Nach Jos 7,4-5 zogen zum ersten Angriff etwa 3 ÄLäPh Mann hinauf nach Ai, wurden aber von den Männern Ais in die Flucht geschlagen. Dabei hatte Israel nur 36 Gefallene zu beklagen. Nach den Ausführungen im vorausgehenden Abschnitt ist davon auszugehen, dass 3.000 Mann gemeint sind. 36 Mann entsprechen davon lediglich 1,2 %. Es stellt sich die Frage, warum ein großes Heer nach so geringen Verlusten vor einem zahlenmäßig weit unterlegenen Gegner floh.
Aus dem Bericht über den zweiten Angriff durch Josua, der in das Tal im Norden vor den Stadttoren Ais zog (Jos 8,13b) lassen sich Rückschlüsse auf den Ablauf des ersten Angriffs ziehen. Josua wollte den König von Ai zu einem Ausfall bewegen und hat daher vermutlich sein Heer so aufgestellt, wie beim ersten für Ai erfolgreichen Ausfall. Man kann also davon ausgehen, dass auch beim ersten Mal das Heer in das Tal vor dem Tor der Stadt Ai zog. Folgendes Szenario ist vorstellbar:
Die Israeliten hatten aufgrund ihrer bisherigen leichten Siege ein großes Selbstvertrauen und rechneten nicht mit einem Ausfall der Einwohner Ais. Außerdem war ihnen nicht bekannt, dass in Ai inzwischen auch die Männer Bethels eingetroffen waren und die Besatzung auf 550 Mann verstärkt hatten. Sie ließen deshalb alle Vorsichtsmaßnahmen außer Acht. Beim Anmarsch zogen sie direkt vor die Stadt, um sie sofort einzuschließen. Der König von Ai dagegen war vorsichtig und hatte nach der Kunde von der Eroberung Jerichos Posten aufgestellt und das herannahende Heer frühzeitig bemerkt. Als die Spitze der Marschkolonne der Israeliten im Tal vor seinem Stadttor eintraf, griff er mit 400 Mann bergab an. Der Großteil der Israeliten war in einer weit auseinandergezogenen Marschkolonne noch weit von der Stadt entfernt. Die Soldaten Israels hatten einen 20-km-Marsch mit einem Höhenunterschied von 1.150 m in voller Ausrüstung bei vermutlich großer Hitze1 hinter sich und waren daher ziemlich erschöpft. Sie konnten dem Überraschungsangriff in für sie ungünstigem Gelände nicht standhalten und flohen auf dem Weg, auf dem sie gekommen waren. Nicht zu vergessen ist dabei, dass Jahwe sie verlassen hatte (Jos 7,10-12) und nach dem Text wohl auch der anerkannte Heerführer Josua nicht dabei war. Da der König von Ai sie verfolgte, konnten sie sich nicht formieren. Der hintere Teil der Marschkolonne wurde bei der Flucht mitgerissen. Die geringe Zahl von nur 36 gefallenen Israeliten spricht ebenfalls dafür, dass nur wenige von ihnen in die Kampfhandlungen verwickelt waren, ehe die übrigen flohen. Die Verfolgung reichte bis zu den Steinbrüchen (Jos 7,5). Möglicherweise fiel dort das Gelände steiler ab, so dass an eine Neuformierung des Heeres gar nicht mehr zu denken war.

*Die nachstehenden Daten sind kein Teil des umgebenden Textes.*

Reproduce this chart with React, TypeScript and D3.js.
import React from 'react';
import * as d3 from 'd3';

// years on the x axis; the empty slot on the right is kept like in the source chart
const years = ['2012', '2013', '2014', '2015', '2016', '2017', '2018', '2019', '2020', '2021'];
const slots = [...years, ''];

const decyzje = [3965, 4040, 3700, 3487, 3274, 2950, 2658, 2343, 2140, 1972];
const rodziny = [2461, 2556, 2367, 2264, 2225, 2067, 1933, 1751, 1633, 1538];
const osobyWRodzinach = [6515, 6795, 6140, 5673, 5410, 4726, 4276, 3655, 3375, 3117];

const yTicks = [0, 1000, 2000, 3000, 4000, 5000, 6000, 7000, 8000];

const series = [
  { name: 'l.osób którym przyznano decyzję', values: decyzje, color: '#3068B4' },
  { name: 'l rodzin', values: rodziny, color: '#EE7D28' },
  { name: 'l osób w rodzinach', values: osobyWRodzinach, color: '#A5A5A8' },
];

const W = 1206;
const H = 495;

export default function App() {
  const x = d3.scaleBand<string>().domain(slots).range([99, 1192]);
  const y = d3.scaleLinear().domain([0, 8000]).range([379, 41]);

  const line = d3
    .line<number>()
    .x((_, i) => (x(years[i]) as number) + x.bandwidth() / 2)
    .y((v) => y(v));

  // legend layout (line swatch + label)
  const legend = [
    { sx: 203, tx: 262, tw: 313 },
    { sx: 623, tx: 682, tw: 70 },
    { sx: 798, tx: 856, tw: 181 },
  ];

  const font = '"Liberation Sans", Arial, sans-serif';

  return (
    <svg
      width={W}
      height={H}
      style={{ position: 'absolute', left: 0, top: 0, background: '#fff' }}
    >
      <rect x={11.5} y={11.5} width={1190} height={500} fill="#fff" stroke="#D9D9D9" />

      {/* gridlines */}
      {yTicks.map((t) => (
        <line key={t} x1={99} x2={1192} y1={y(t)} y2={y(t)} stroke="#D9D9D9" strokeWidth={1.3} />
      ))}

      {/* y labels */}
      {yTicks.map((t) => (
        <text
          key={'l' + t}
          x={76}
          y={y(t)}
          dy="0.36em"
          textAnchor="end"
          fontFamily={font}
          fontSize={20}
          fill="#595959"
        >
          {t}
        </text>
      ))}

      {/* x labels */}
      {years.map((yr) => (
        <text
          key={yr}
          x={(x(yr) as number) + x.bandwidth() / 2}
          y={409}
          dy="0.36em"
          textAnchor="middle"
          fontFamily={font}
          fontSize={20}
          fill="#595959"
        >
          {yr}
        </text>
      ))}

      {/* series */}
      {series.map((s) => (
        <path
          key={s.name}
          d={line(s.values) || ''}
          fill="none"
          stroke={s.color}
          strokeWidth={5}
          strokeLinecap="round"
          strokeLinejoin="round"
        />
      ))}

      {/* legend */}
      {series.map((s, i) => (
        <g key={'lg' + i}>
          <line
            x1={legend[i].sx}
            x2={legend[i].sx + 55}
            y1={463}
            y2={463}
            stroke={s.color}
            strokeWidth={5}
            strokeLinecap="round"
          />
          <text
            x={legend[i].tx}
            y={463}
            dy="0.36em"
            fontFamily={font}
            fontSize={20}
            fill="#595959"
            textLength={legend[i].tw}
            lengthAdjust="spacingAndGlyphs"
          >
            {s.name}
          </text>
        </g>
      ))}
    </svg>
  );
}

Nach der panischen Flucht ihres Heeres vor einem zahlenmäßig weit unterlegenen Feind waren das Selbstvertrauen und die Kampfmoral der Israeliten vollständig zerstört (Jos 7,5: „ihr Herz zerfloss“). An einen sofortigen Gegenangriff war daher nicht zu denken, so dass das Heer in das Lager nach Gilgal zurückkehrte. Erst nachdem geklärt war, warum Gott sie verlassen hatte, und der Schuldige bestraft war (Jos 7,25), erhielt Josua die Zusage Jahwes, dass er Ai besiegen würde (Jos 8,1). Damit war auch die Kampfmoral wiederhergestellt.
1 Nach Jos 5,10 feierte das Volk nach der Jordanüberquerung das Passafest (4Mose 28,16-17: der 14. – 21. Nissan entspricht ca. Ende März bis Mitte April). Danach erfolgte die Eroberung Jerichos. So dürfte es beim Angriff auf Ai bereits Anfang/Mitte Mai gewesen sein. Zu dieser Zeit ist es in dieser Region oft schon sehr heiß.